LONDON — Futures traders struggling to recover at least half of their money from Griffin Trading, the collapsed clearing house, face a new hurdle after fresh losses of up to $2 million emerged at the firm’s head office in Chicago.

Investigators of events behind Griffin’s bankruptcy are believed to have uncovered unauthorized trading by Scott Szach, its chief finanical officer, which is estimated to have cost the firm between $1.5 million and $2 million.

It is not clear whether Szach’s alleged dealings are connected with John Park, the Korean-born trader, whose losses of almost $10 million on German government bonds forced Griffin and GLH (Derivatives), a trading firm of which he was a member, into insolvency just before Christmas.

Griffin’s collapse has caused consternation on the London International Financial Futures and Options Exchange (Liffe). About 100 traders who used the company have been temporarily forced out of business after a big chunk of their clients’ money was taken by Mees Pierson, the Dutch bank which cleared deals on behalf of Griffin on Eurex, the German futures exchange. Despite this action, the bank is still facing millions in losses.

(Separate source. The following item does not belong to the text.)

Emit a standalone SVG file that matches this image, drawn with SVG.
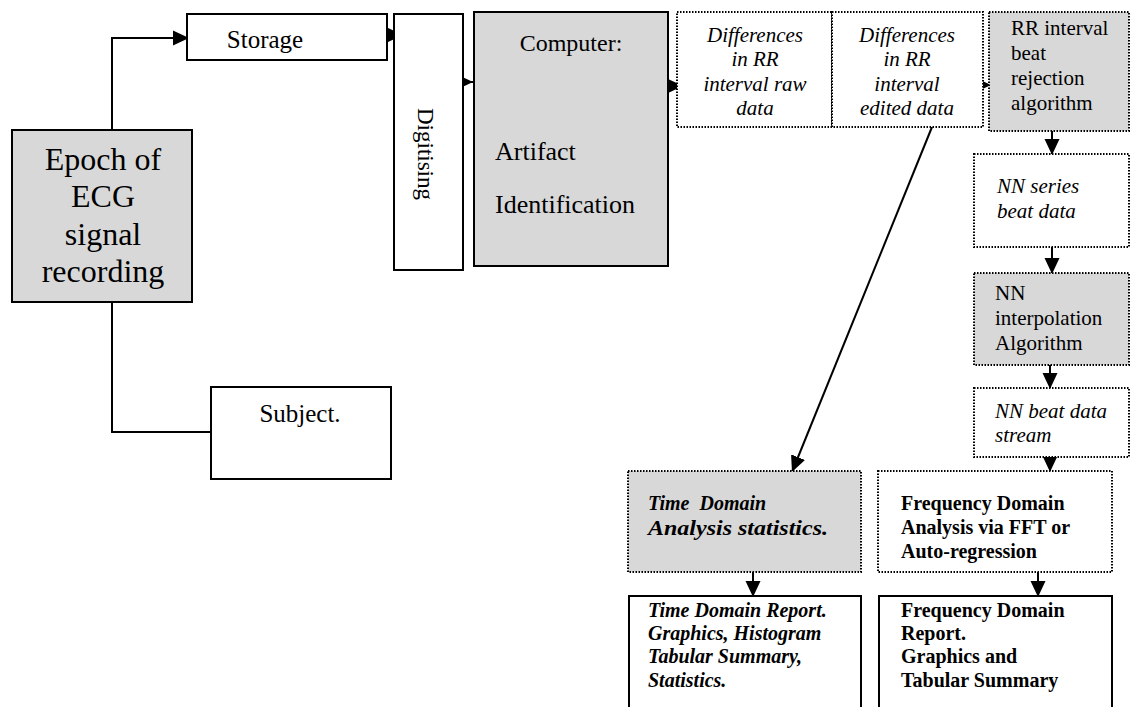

Finbarr O’Connell, partner at accountants Grant Thornton and joint liquidator to Griffin, said almost $5 million remained in the firm’s client account in London.

Whether all of this was returned to traders depended on legal advice and their contracts, he said. The British Securities and Futures Authority, however, said it would encourage an accelearated interim payout if there were difficulties.

The affair has shocked many traders, who mistakenly believed that client money had been “segregated” into separate accounts at Griffin.